◆ **Exercise task**: Which lines hold the word "this"? Copy each of them.
━━ Material to process ━━
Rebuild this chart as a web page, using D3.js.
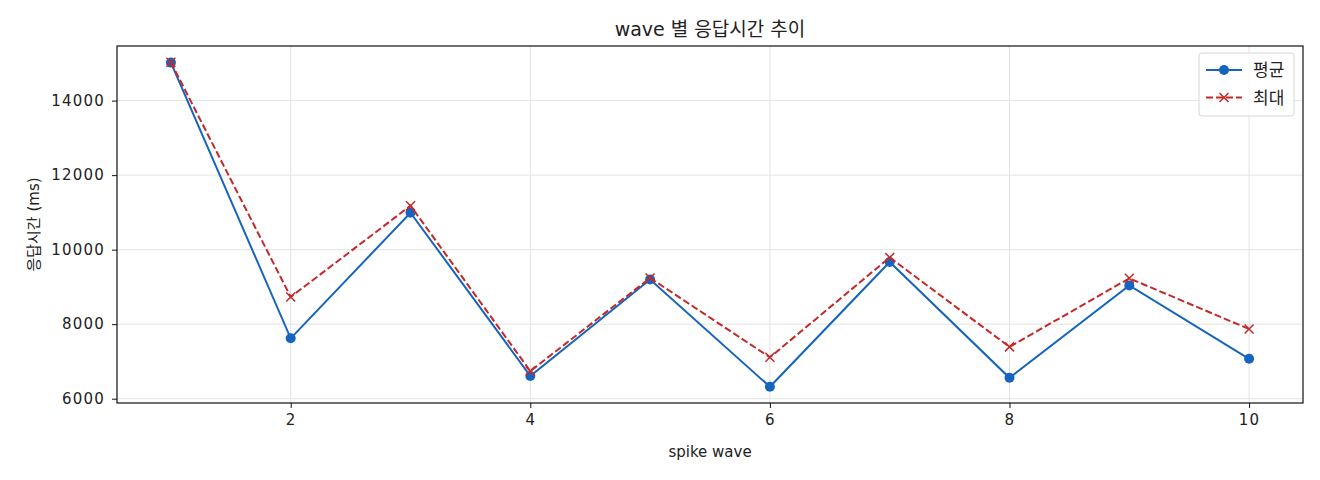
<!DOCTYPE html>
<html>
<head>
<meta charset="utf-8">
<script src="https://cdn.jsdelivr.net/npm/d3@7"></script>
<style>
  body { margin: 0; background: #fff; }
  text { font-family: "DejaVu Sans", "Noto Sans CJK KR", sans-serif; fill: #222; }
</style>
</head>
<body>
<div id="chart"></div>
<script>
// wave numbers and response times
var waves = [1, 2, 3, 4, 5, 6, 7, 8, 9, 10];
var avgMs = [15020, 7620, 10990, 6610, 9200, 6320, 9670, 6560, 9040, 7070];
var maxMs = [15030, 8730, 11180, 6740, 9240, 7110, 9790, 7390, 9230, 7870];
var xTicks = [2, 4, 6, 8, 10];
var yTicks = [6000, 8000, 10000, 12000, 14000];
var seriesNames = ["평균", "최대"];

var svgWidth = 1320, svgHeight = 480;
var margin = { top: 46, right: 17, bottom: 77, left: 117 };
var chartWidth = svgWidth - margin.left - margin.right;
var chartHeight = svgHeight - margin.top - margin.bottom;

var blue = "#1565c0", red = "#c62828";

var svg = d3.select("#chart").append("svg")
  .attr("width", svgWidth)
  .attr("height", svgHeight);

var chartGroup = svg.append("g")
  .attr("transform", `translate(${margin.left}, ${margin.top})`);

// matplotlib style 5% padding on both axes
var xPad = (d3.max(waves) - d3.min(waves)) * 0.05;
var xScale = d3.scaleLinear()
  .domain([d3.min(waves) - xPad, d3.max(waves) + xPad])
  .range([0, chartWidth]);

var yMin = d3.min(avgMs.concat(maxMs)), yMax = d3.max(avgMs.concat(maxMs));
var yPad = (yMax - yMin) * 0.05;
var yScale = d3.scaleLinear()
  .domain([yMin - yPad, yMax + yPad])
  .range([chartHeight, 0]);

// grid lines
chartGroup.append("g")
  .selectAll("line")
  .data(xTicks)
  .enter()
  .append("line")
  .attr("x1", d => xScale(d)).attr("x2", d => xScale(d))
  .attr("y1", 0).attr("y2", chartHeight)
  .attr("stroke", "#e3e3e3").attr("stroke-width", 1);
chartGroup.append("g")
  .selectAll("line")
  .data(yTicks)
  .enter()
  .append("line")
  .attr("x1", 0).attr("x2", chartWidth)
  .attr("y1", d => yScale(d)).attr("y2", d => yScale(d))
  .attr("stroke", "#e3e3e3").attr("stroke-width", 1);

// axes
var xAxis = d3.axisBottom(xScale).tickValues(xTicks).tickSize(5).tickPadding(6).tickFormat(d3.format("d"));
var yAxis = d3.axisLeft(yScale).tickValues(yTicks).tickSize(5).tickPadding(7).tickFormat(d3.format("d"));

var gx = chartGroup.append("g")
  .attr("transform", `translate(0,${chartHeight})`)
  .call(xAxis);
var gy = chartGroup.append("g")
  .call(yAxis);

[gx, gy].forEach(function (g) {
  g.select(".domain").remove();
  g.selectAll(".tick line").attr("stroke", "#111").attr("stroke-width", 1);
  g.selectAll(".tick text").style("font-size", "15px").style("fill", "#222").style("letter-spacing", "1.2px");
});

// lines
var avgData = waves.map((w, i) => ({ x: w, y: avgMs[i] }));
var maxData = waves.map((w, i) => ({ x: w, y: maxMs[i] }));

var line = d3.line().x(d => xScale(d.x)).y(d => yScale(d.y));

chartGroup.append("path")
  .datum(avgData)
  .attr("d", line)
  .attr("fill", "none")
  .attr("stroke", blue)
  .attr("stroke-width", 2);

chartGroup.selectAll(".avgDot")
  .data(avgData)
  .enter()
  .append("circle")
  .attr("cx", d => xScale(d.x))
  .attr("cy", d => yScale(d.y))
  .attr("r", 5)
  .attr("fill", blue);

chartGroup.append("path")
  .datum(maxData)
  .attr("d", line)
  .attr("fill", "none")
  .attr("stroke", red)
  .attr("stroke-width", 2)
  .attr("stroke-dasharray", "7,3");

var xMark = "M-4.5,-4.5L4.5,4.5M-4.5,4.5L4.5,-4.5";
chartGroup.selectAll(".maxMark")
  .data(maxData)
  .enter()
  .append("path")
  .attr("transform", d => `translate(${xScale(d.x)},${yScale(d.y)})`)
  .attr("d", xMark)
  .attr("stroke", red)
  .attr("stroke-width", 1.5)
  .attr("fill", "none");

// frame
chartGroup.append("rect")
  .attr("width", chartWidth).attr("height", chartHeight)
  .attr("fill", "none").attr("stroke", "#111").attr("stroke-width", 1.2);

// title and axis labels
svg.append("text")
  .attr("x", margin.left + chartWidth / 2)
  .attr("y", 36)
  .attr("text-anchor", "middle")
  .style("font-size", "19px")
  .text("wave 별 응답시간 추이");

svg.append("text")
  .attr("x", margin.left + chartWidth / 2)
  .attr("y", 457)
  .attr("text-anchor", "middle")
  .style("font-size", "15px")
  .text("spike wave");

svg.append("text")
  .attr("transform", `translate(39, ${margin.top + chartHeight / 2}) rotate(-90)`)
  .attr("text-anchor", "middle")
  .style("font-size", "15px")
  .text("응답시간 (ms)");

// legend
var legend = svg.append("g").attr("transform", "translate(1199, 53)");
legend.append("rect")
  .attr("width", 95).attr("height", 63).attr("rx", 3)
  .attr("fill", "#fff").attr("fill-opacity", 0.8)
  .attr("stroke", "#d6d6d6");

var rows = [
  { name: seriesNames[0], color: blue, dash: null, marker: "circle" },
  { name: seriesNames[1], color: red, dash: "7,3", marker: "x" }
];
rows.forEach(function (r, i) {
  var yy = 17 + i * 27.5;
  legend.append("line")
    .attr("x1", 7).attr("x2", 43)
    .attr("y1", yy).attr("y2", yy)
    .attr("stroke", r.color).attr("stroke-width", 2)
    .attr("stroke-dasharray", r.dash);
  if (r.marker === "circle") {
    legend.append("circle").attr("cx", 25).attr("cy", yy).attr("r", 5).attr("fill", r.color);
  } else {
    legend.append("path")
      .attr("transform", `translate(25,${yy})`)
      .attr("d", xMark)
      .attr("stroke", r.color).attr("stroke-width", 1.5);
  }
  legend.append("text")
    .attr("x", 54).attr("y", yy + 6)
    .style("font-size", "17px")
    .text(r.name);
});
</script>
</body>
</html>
━━━
━━ Material to process ━━
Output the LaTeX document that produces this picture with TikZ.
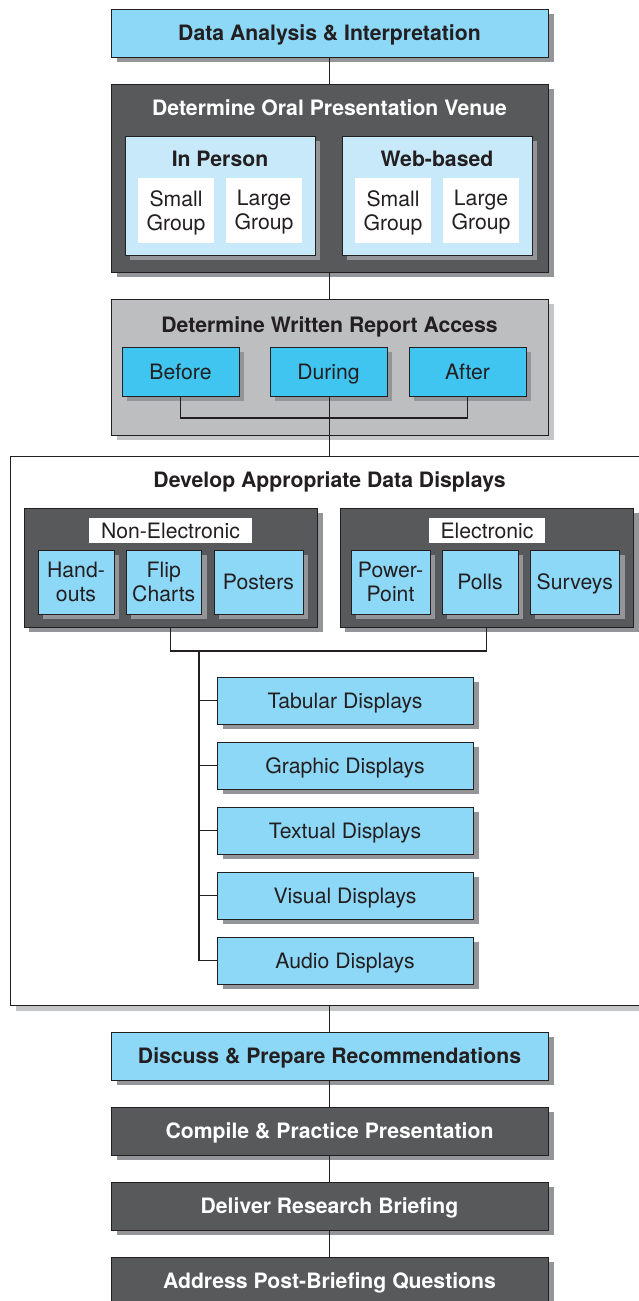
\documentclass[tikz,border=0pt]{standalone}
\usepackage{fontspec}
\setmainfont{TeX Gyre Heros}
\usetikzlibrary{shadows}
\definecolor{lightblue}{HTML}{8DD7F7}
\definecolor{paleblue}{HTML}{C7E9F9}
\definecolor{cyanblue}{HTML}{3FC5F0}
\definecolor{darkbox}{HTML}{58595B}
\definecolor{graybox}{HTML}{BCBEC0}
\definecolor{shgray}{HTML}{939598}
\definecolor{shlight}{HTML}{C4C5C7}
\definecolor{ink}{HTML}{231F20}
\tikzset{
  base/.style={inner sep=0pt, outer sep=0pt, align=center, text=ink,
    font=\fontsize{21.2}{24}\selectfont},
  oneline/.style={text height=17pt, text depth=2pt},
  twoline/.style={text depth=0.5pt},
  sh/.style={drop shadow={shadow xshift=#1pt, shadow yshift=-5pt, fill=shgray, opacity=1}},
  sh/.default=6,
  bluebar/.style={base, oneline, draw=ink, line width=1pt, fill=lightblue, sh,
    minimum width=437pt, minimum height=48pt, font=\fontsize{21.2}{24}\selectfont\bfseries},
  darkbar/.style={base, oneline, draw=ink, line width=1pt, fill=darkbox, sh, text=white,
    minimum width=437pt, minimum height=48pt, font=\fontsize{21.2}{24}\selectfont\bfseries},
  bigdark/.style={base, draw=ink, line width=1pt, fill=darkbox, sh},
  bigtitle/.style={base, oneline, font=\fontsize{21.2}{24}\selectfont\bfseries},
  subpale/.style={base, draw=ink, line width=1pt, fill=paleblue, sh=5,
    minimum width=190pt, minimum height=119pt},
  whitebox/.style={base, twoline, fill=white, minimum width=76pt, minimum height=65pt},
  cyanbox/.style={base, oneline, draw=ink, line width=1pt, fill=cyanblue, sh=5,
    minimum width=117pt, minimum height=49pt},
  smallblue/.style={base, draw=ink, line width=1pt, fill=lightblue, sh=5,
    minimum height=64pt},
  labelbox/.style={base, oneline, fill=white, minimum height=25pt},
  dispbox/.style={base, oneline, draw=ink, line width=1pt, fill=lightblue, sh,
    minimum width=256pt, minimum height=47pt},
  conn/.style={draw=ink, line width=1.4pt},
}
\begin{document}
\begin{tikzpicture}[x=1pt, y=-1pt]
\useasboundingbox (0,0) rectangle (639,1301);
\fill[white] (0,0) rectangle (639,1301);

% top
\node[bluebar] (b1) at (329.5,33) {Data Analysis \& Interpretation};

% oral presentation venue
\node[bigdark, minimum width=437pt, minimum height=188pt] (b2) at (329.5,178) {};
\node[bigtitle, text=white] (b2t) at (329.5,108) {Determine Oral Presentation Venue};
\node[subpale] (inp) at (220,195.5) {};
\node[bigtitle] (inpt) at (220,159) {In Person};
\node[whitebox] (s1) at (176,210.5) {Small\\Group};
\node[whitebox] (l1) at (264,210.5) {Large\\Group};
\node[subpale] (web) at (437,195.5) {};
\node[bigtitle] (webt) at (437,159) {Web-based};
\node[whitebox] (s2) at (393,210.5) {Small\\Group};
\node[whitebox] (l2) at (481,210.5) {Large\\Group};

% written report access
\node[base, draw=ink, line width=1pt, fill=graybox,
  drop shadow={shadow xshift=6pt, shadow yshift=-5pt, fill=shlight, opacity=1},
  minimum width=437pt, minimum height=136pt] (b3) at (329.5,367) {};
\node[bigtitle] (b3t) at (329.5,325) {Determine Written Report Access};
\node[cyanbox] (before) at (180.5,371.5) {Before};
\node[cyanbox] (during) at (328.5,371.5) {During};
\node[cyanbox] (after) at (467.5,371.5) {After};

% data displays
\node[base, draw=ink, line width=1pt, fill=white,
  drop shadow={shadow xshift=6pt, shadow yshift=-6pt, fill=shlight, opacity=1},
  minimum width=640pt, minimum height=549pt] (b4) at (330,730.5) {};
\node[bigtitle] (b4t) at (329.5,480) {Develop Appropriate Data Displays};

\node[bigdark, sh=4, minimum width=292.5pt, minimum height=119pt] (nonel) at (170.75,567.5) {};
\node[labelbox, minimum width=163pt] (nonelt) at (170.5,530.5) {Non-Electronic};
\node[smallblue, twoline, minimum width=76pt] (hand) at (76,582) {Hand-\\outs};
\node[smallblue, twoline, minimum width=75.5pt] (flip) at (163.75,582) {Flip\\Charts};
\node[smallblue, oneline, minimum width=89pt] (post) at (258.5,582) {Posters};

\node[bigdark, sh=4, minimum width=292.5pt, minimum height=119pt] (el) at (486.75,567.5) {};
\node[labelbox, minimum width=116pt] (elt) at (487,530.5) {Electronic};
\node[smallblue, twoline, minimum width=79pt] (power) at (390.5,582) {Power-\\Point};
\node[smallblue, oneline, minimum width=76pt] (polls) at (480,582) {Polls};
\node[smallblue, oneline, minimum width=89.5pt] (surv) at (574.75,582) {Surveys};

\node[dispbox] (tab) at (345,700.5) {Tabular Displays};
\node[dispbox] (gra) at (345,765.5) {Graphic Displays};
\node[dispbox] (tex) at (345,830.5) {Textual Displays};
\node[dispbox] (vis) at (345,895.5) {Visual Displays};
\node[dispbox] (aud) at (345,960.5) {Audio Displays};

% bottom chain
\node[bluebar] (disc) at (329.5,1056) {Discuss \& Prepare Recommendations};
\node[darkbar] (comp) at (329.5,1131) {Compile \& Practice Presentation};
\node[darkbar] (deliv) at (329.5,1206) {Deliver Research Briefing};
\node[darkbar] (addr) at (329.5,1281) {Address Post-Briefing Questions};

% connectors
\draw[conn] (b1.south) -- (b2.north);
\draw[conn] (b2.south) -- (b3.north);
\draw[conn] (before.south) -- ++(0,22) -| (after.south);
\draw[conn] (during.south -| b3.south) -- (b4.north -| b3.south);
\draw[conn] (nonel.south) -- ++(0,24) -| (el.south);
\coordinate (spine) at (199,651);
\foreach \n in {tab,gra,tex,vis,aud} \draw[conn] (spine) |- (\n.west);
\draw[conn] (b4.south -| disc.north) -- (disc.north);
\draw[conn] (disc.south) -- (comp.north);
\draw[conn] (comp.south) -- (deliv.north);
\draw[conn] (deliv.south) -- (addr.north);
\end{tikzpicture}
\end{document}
━━━
◆ **Output of the exercise**:
Rebuild this chart as a web page, using D3.js.
Output the LaTeX document that produces this picture with TikZ.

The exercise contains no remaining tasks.